Re: Defining the meaning of headers associated with a request body

On 19.01.2012 07:57, Zhong Yu wrote:
> The categorization of headers is indeed very confusing; here's my 
> take
> (not an expert)
>
> Content-Length/Transfer-Encoding
>     request and response
>
> Content-Range
>     request and response
>
>     However, HTTP/1.1 only really described it for responses to GET 
> requests.
>     its meaning in other contexts is unclear.
>
> Content-Encoding
>     request and response
>
>     However, there's no official way for client to know what encoding 
> is
>     acceptable by server; a request with Content-Encoding is risky.
>
> Content-Type
>     request and response
>
> ETag
>     response only.
>     (It applies to the representation/entity, not the response)
>

This may make sense opening to PUT requests. Since PUT is based 
semantically around some resource at either client or server end.
POST would seem to have less use since its entity is more ephemeral.

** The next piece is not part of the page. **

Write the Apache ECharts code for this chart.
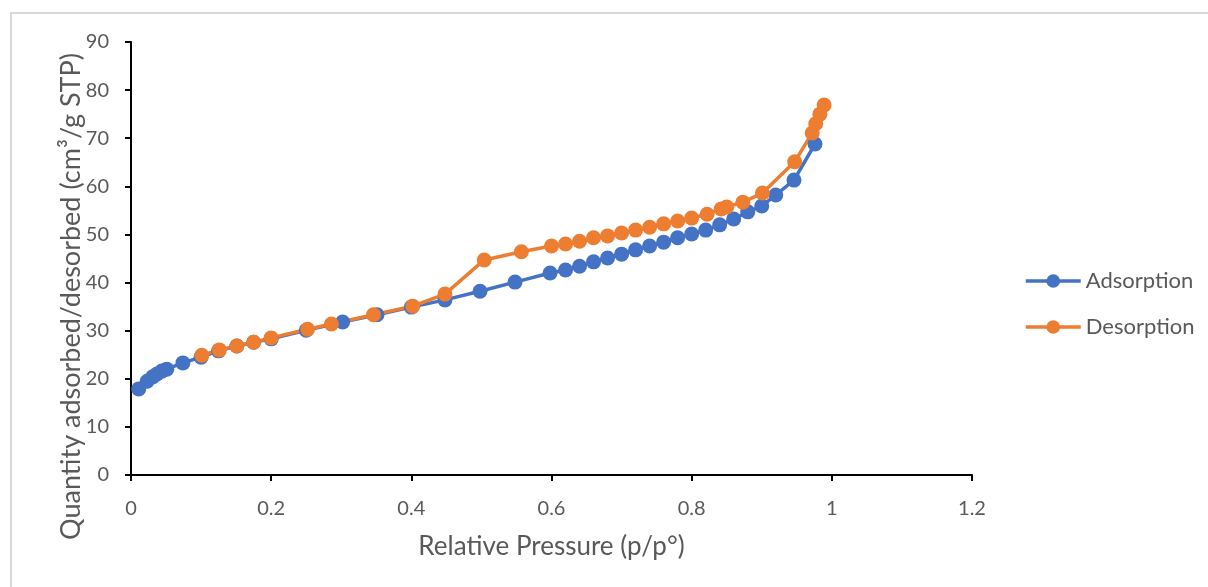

We get a re-occuring question of how to cache POST bodies.

With PUT having ETag and Content-Location middleware could use the 2xx 
response as an indicator that the PUT entity is at Content-Location and 
can work on caching Location+Etag without needing some future backend 
200 response to fetch it first (re-validate would still be needed to get 
the expiry info, but that is small 304).


> Expires
>     response only;
>     and it applies to the response! not the representation/entity.
>
> Last-Modified
>     response only;
>     applies to the representation/entity
>
> Content_Location
>     request and response
>     However, it doesn't seem to be very useful in requests
>
> Content_Language
>     request and response
>     However, usage of Content-Language in requests is not elaborated.
>

Applies to the representation. So is of some small use where there is 
language-specific entity data for at least PUT, POST and WebDAV editing 
extension methods.

>
> So basically, only headers that are appropriate in requests are
> Content-Length/Transfer-Encoding, Content-Type.